Project description:Angiogenesis is the development of new blood vessels from pre-existing ones. It is a complex multifaceted process that is essential for the adequate functioning of human organisms. The investigation of angiogenesis is conducted using various methods. One of the most popular and most serviceable of these methods in vitro is the short-term culture of endothelial cells on Matrigel. However, a significant disadvantage of this method is the manual analysis of a large number of microphotographs. In this regard, it is necessary to develop a technique for automating the annotation of images of capillary-like structures. Despite the increasing use of deep learning in biomedical image analysis, as far as we know, there still has not been a study on the application of this method to angiogenesis images.
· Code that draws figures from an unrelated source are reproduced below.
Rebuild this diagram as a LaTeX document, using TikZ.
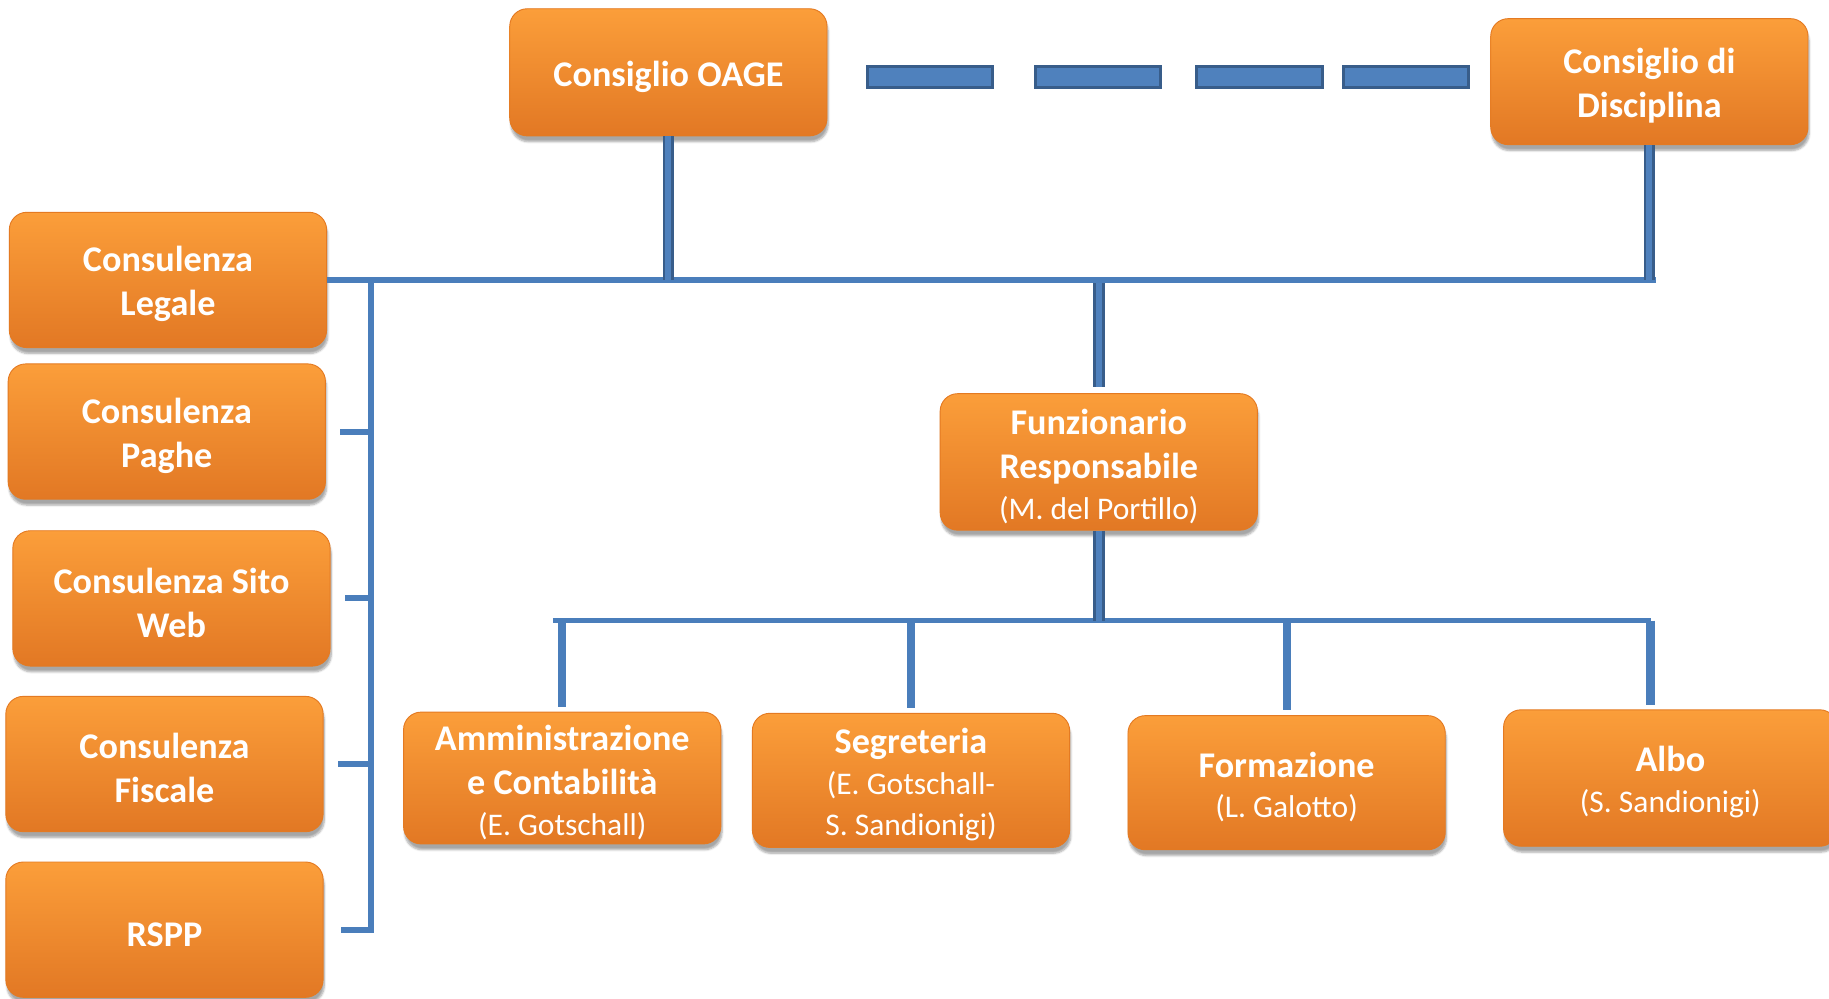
\documentclass[tikz,border=0pt]{standalone}
\usepackage{fontspec}
\usepackage{tikz}
\usetikzlibrary{shapes,arrows,positioning,calc,shadows,shadows.blur}
\newfontfamily\calib{Carlito}
\definecolor{boxtop}{RGB}{251,158,58}
\definecolor{boxbot}{RGB}{226,120,36}
\definecolor{boxedge}{RGB}{228,122,34}
\definecolor{linkblue}{RGB}{74,126,187}
\definecolor{trunkfill}{RGB}{79,129,189}
\definecolor{trunkedge}{RGB}{56,93,138}
\newcommand{\who}[1]{\\[-3pt]{\mdseries\fontsize{27}{32}\selectfont #1}}
\newcommand{\up}{\rule{0pt}{29pt}}

\begin{document}
\begin{tikzpicture}[x=1pt, y=-1pt,
    office/.style={rectangle, rounded corners=15pt, minimum width=272pt, minimum height=116pt,
      top color=boxtop, bottom color=boxbot, draw=boxedge, line width=0.8pt,
      text=white, align=center, font=\calib\bfseries\fontsize{31}{38}\selectfont,
      blur shadow={shadow xshift=1pt, shadow yshift=-5pt, shadow opacity=35, shadow blur steps=6}},
    link/.style={draw=linkblue, line width=5pt},
    drop/.style={draw=linkblue, line width=7pt},
    trunk/.style={draw=trunkedge, line width=2.4pt, double=trunkfill, double distance=5pt},
    dashbar/.style={draw=trunkedge, line width=2.6pt, fill=trunkfill}]
    \useasboundingbox (0,0) rectangle (1568,856);

    % Top councils
    \node[office, minimum height=109pt] (oage) at (573,62) {\up Consiglio OAGE};
    \node[office, minimum height=108pt] (disc) at (1414,70) {\up Consiglio di\\Disciplina};
    \foreach \a/\b in {744/851,888/995,1026/1134,1152/1259}
        \draw[dashbar] (\a,57) rectangle (\b,75);

    % Consultants on the left
    \node[office] (legale) at (144,240) {\up Consulenza\\Legale};
    \node[office] (paghe) at (143,370) {\up Consulenza\\Paghe};
    \node[office] (web) at (147,513) {\up Consulenza Sito\\Web};
    \node[office] (fiscale) at (141,655) {\up Consulenza\\Fiscale};
    \node[office] (rspp) at (141,797) {\up RSPP};

    % Main bus
    \coordinate (hubR) at (1420,240);
    \coordinate (spine) at (318,240);
    \draw[link] (legale.east) -- (hubR);
    \draw[trunk] (oage.south) -- (oage.south |- hubR);
    \draw[trunk] (disc.south) -- (disc.south |- hubR);
    \draw[link] (spine) |- ([xshift=15pt]rspp.east);
    \foreach \n in {paghe,web,fiscale}
        \draw[link] (spine |- \n.east) -- ([xshift=12pt]\n.east);

    % Funzionario
    \node[office, minimum height=117pt] (funz) at (942,396)
        {\up Funzionario\\Responsabile\who{(M. del Portillo)}};
    \draw[trunk, shorten <=3pt, shorten >=5pt] (funz.north |- hubR) -- (funz.north);

    % Offices below
    \node[office, minimum height=113pt] (amm) at (482,667)
        {\up Amministrazione\\e Contabilità\who{(E. Gotschall)}};
    \node[office, minimum height=115pt] (seg) at (781,669)
        {\up Segreteria\who{(E. Gotschall-}\who{S. Sandionigi)}};
    \node[office, minimum height=115pt] (form) at (1103,671)
        {\up Formazione\who{(L. Galotto)}};
    \node[office, minimum height=117pt, minimum width=286pt] (albo) at (1432,667)
        {\up Albo\who{(S. Sandionigi)}};

    \coordinate (busL) at (474,532);
    \coordinate (busR) at (1415,532);
    \draw[link] (busL) -- (busR);
    \draw[trunk] (funz.south) -- (funz.south |- busR);
    \foreach \n in {amm,seg,form}
        \draw[drop, shorten >=4pt] (\n.north |- busR) -- (\n.north);
    \draw[drop, shorten >=4pt] (busR) -- (busR |- albo.north);

\end{tikzpicture}
\end{document}
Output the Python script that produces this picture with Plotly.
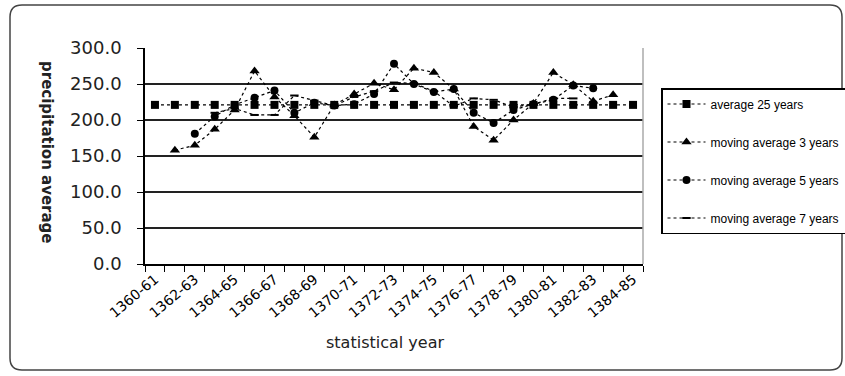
import plotly.graph_objects as go

years = ["1360-61","1361-62","1362-63","1363-64","1364-65","1365-66","1366-67","1367-68",
         "1368-69","1369-70","1370-71","1371-72","1372-73","1373-74","1374-75","1375-76",
         "1376-77","1377-78","1378-79","1379-80","1380-81","1381-82","1382-83","1383-84","1384-85"]

avg25 = [221.0] * 25
ma3 = [None, 158, 165, 187, 214, 268, 232, 206, 176, 221, 236, 251, 242, 272, 266, 243,
       191, 172, 200, 223, 266, 249, 226, 235, None]
ma5 = [None, None, 181, 205, 221, 231, 241, 210, 224, 220, 222, 236, 278, 250, 239, 243,
       210, 196, 214, 222, 228, 248, 244, None, None]
ma7 = [None, None, None, 210, 216, 207, 207, 234, 227, 220, 232, 240, 252, 251, 240, 219,
       230, 228, 218, 222, 230, 230, None, None, None]

series_names = ["average 25 years", "moving average 3 years", "moving average 5 years", "moving average 7 years"]
y_ticks = [0, 50, 100, 150, 200, 250, 300]

xpos = list(range(len(years)))

fig = go.Figure()
styles = [
    dict(symbol="square", size=8),
    dict(symbol="triangle-up", size=9),
    dict(symbol="circle", size=8),
    dict(symbol="line-ew", size=6, line=dict(width=2, color="black")),
]
for i, (name, vals, mk) in enumerate(zip(series_names, [avg25, ma3, ma5, ma7], styles)):
    fig.add_trace(go.Scatter(
        x=xpos, y=vals, name=name, mode="lines+markers",
        line=dict(color="black", width=1.2, dash="dot"),
        marker=dict(color="black", **mk),
        connectgaps=False, legendgroup=f"g{i}",
    ))

L, R, T, B = 145, 643, 48, 264
W, H = 845, 376

def px2x(p):
    return (p - L) / (R - L)

def py2y(p):
    return (B - p) / (B - T)

x0, x1 = px2x(10), px2x(842)
y0, y1 = py2y(370), py2y(5)
rx, ry = 12 / (R - L), 12 / (B - T)
path = (f"M {x0+rx},{y1} L {x1-rx},{y1} Q {x1},{y1} {x1},{y1-ry} L {x1},{y0+ry} "
        f"Q {x1},{y0} {x1-rx},{y0} L {x0+rx},{y0} Q {x0},{y0} {x0},{y0+ry} "
        f"L {x0},{y1-ry} Q {x0},{y1} {x0+rx},{y1} Z")

fig.update_layout(
    width=W, height=H,
    margin=dict(l=L, r=W - R, t=T, b=H - B, pad=0, autoexpand=False),
    paper_bgcolor="white", plot_bgcolor="white",
    font=dict(family="DejaVu Sans", color="black"),
    showlegend=True,
    legend=dict(
        x=px2x(661), y=py2y(88), xanchor="left", yanchor="top",
        bordercolor="black", borderwidth=1.5, bgcolor="white",
        font=dict(family="Liberation Sans, Arial", size=12),
        tracegroupgap=19, itemwidth=38,
    ),
    xaxis=dict(
        range=[-0.5, len(years) - 0.5], automargin=False,
        tickvals=xpos[::2], ticktext=years[::2],
        tickangle=-40, ticks="", showgrid=False, zeroline=False,
        showline=True, linecolor="black", linewidth=1.5,
        tickfont=dict(family="DejaVu Sans", size=14),
        minor=dict(tickvals=[i - 0.5 for i in range(len(years) + 1)], ticks="outside",
                   ticklen=6, tickcolor="black", tickwidth=1.2, showgrid=False),
    ),
    yaxis=dict(
        range=[0, 300], tickvals=y_ticks, tickformat=".1f", automargin=False,
        ticks="outside", ticklen=6, tickcolor="black", tickwidth=1.2,
        ticklabelstandoff=12,
        showgrid=True, gridcolor="#222", gridwidth=1.5, zeroline=False,
        showline=True, linecolor="black", linewidth=1.5,
        tickfont=dict(family="DejaVu Sans", size=18, color="#222"),
    ),
    shapes=[
        dict(type="path", xref="paper", yref="paper", path=path,
             line=dict(color="#444", width=1.5), fillcolor="rgba(0,0,0,0)", layer="below"),
        dict(type="line", xref="paper", yref="paper", x0=1, x1=1, y0=0, y1=1,
             line=dict(color="#aaa", width=1.5)),
    ],
    annotations=[
        dict(text="<b>precipitation average</b>", xref="paper", yref="paper",
             x=px2x(36), y=py2y(152), textangle=90, showarrow=False,
             font=dict(family="DejaVu Sans", size=15, color="#222")),
        dict(text="statistical year", xref="paper", yref="paper",
             x=px2x(385), y=py2y(354), showarrow=False,
             font=dict(family="DejaVu Sans", size=16, color="#222")),
    ],
)

fig.write_html("out.html", config={"displayModeBar": False},
               post_script="document.body.style.margin='0';")
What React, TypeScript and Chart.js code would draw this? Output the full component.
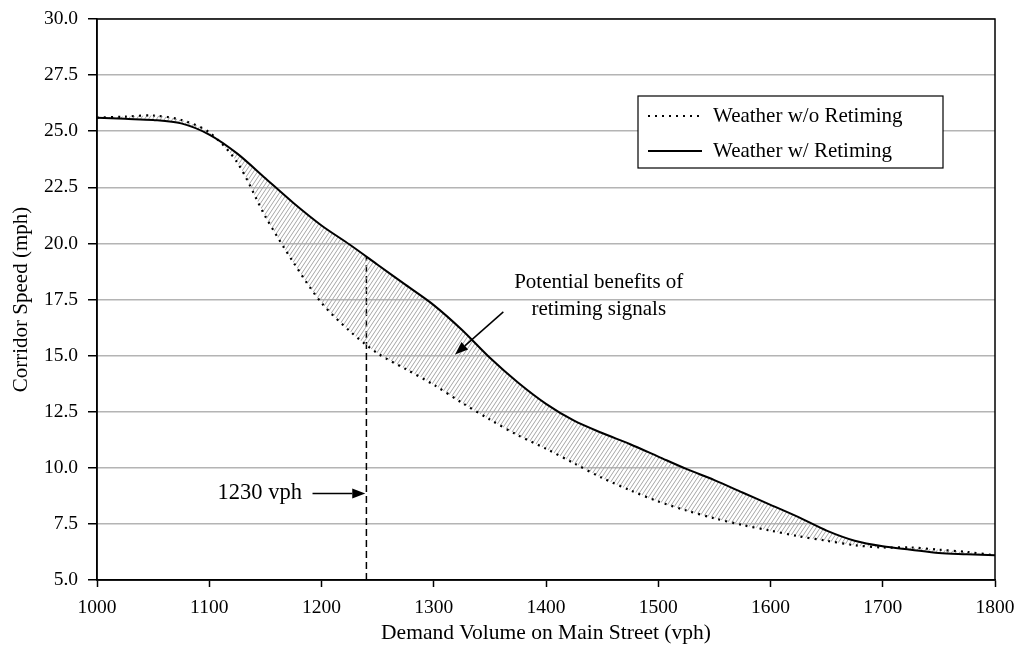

To the best of our knowledge, this article demonstrates the first tool based on a convolutional Unet++ encoder-decoder architecture for the semantic segmentation of in vitro angiogenesis simulation images followed by the resulting mask postprocessing for data analysis by experts. The first annotated dataset in this field, AngioCells, is also being made publicly available. To create this dataset, participants were recruited into a markup group, an annotation protocol was developed, and an interparticipant agreement study was carried out.